DIRECTIONS: Output each line exactly as it appears, skipping any embedded picture.

DATASET SECTION:
------------------------
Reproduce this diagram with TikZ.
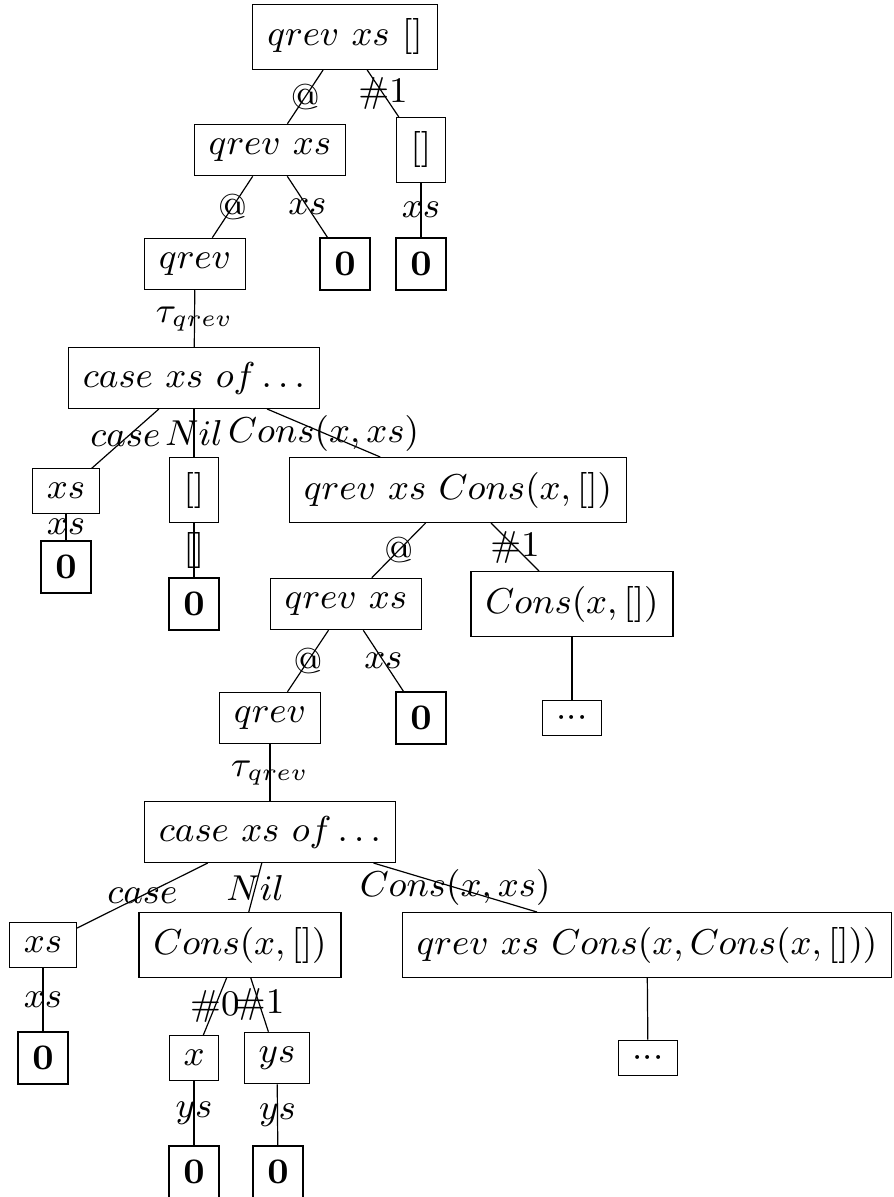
\documentclass[tikz,border=0pt]{standalone}
\begin{document}
\begin{tikzpicture}[x=0.25pt,y=-0.25pt,line width=0.3pt,font=\fontsize{9}{11}\selectfont,
term/.style={draw,inner sep=3.6pt},
dotsbox/.style={term,inner ysep=2.4pt}]
\useasboundingbox(0,0)rectangle(893,1197);
\newcommand{\Zero}{$\mathbf{0}$}
\newcommand{\More}{${\cdot}{\cdot}{\cdot}$}
\node[term](top)at(345,37){$qrev\ xs\ []$};
\node[term](qxsA)at(270,150){$qrev\ xs$};
\node[term](nilA)at(421,150){$[]$};
\node[term](qrevA)at(195,264){$qrev$};
\node[term](zA)at(345,264){\Zero};
\node[term](zB)at(421,264){\Zero};
\node[term](caseA)at(194,378){$case\ xs\ of\ldots$};
\node[term](xsA)at(66,491){$xs$};
\node[term](nilB)at(194,490){$[]$};
\node[term](qxcA)at(458,490){$qrev\ xs\ Cons(x,[])$};
\node[term](zC)at(66,567){\Zero};
\node[term](zD)at(194,604){\Zero};
\node[term](qxsB)at(346,604){$qrev\ xs$};
\node[term](consA)at(572,604){$Cons(x,[])$};
\node[term](qrevB)at(270,718){$qrev$};
\node[term](zE)at(421,718){\Zero};
\node[dotsbox](dotsA)at(572,718){\More};
\node[term](caseB)at(270,832){$case\ xs\ of\ldots$};
\node[term](xsB)at(43,945){$xs$};
\node[term](consB)at(240,945){$Cons(x,[])$};
\node[term](qxcB)at(647,945){$qrev\ xs\ Cons(x,Cons(x,[]))$};
\node[term](zF)at(43,1058){\Zero};
\node[term](xA)at(194,1058){$x$};
\node[term](ysA)at(277,1058){$ys$};
\node[dotsbox](dotsB)at(648,1058){\More};
\node[term](zG)at(194,1172){\Zero};
\node[term](zH)at(278,1172){\Zero};
\draw(top)--node{$@$}(qxsA);
\draw(top)--node{$\#1$}(nilA);
\draw(qxsA)--node{$@$}(qrevA);
\draw(qxsA)--node{$xs$}(zA);
\draw(nilA)--node{$xs$}(zB);
\draw(qrevA)--node{$\tau_{qrev}$}(caseA);
\draw(caseA)--node{$case$}(xsA);
\draw(caseA)--node{$Nil$}(nilB);
\draw(caseA)--node{$Cons(x,xs)$}(qxcA);
\draw(xsA)--node{$xs$}(zC);
\draw(nilB)--node{$[]$}(zD);
\draw(qxcA)--node{$@$}(qxsB);
\draw(qxcA)--node{$\#1$}(consA);
\draw(qxsB)--node{$@$}(qrevB);
\draw(qxsB)--node{$xs$}(zE);
\draw(consA)--(dotsA);
\draw(qrevB)--node{$\tau_{qrev}$}(caseB);
\draw(caseB)--node{$case$}(xsB);
\draw(caseB)--node{$Nil$}(consB);
\draw(caseB)--node{$Cons(x,xs)$}(qxcB);
\draw(xsB)--node{$xs$}(zF);
\draw(consB)--node{$\#0$}(xA);
\draw(consB)--node{$\#1$}(ysA);
\draw(qxcB)--(dotsB);
\draw(xA)--node{$ys$}(zG);
\draw(ysA)--node{$ys$}(zH);
\end{tikzpicture}
\end{document}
------------------------
RESPONSE FOR THIS EXERCISE:
Reproduce this diagram with TikZ.
\documentclass[tikz,border=0pt]{standalone}
\begin{document}
\begin{tikzpicture}[x=0.25pt,y=-0.25pt,line width=0.3pt,font=\fontsize{9}{11}\selectfont,
term/.style={draw,inner sep=3.6pt},
dotsbox/.style={term,inner ysep=2.4pt}]
\useasboundingbox(0,0)rectangle(893,1197);
\newcommand{\Zero}{$\mathbf{0}$}
\newcommand{\More}{${\cdot}{\cdot}{\cdot}$}
\node[term](top)at(345,37){$qrev\ xs\ []$};
\node[term](qxsA)at(270,150){$qrev\ xs$};
\node[term](nilA)at(421,150){$[]$};
\node[term](qrevA)at(195,264){$qrev$};
\node[term](zA)at(345,264){\Zero};
\node[term](zB)at(421,264){\Zero};
\node[term](caseA)at(194,378){$case\ xs\ of\ldots$};
\node[term](xsA)at(66,491){$xs$};
\node[term](nilB)at(194,490){$[]$};
\node[term](qxcA)at(458,490){$qrev\ xs\ Cons(x,[])$};
\node[term](zC)at(66,567){\Zero};
\node[term](zD)at(194,604){\Zero};
\node[term](qxsB)at(346,604){$qrev\ xs$};
\node[term](consA)at(572,604){$Cons(x,[])$};
\node[term](qrevB)at(270,718){$qrev$};
\node[term](zE)at(421,718){\Zero};
\node[dotsbox](dotsA)at(572,718){\More};
\node[term](caseB)at(270,832){$case\ xs\ of\ldots$};
\node[term](xsB)at(43,945){$xs$};
\node[term](consB)at(240,945){$Cons(x,[])$};
\node[term](qxcB)at(647,945){$qrev\ xs\ Cons(x,Cons(x,[]))$};
\node[term](zF)at(43,1058){\Zero};
\node[term](xA)at(194,1058){$x$};
\node[term](ysA)at(277,1058){$ys$};
\node[dotsbox](dotsB)at(648,1058){\More};
\node[term](zG)at(194,1172){\Zero};
\node[term](zH)at(278,1172){\Zero};
\draw(top)--node{$@$}(qxsA);
\draw(top)--node{$\#1$}(nilA);
\draw(qxsA)--node{$@$}(qrevA);
\draw(qxsA)--node{$xs$}(zA);
\draw(nilA)--node{$xs$}(zB);
\draw(qrevA)--node{$\tau_{qrev}$}(caseA);
\draw(caseA)--node{$case$}(xsA);
\draw(caseA)--node{$Nil$}(nilB);
\draw(caseA)--node{$Cons(x,xs)$}(qxcA);
\draw(xsA)--node{$xs$}(zC);
\draw(nilB)--node{$[]$}(zD);
\draw(qxcA)--node{$@$}(qxsB);
\draw(qxcA)--node{$\#1$}(consA);
\draw(qxsB)--node{$@$}(qrevB);
\draw(qxsB)--node{$xs$}(zE);
\draw(consA)--(dotsA);
\draw(qrevB)--node{$\tau_{qrev}$}(caseB);
\draw(caseB)--node{$case$}(xsB);
\draw(caseB)--node{$Nil$}(consB);
\draw(caseB)--node{$Cons(x,xs)$}(qxcB);
\draw(xsB)--node{$xs$}(zF);
\draw(consB)--node{$\#0$}(xA);
\draw(consB)--node{$\#1$}(ysA);
\draw(qxcB)--(dotsB);
\draw(xA)--node{$ys$}(zG);
\draw(ysA)--node{$ys$}(zH);
\end{tikzpicture}
\end{document}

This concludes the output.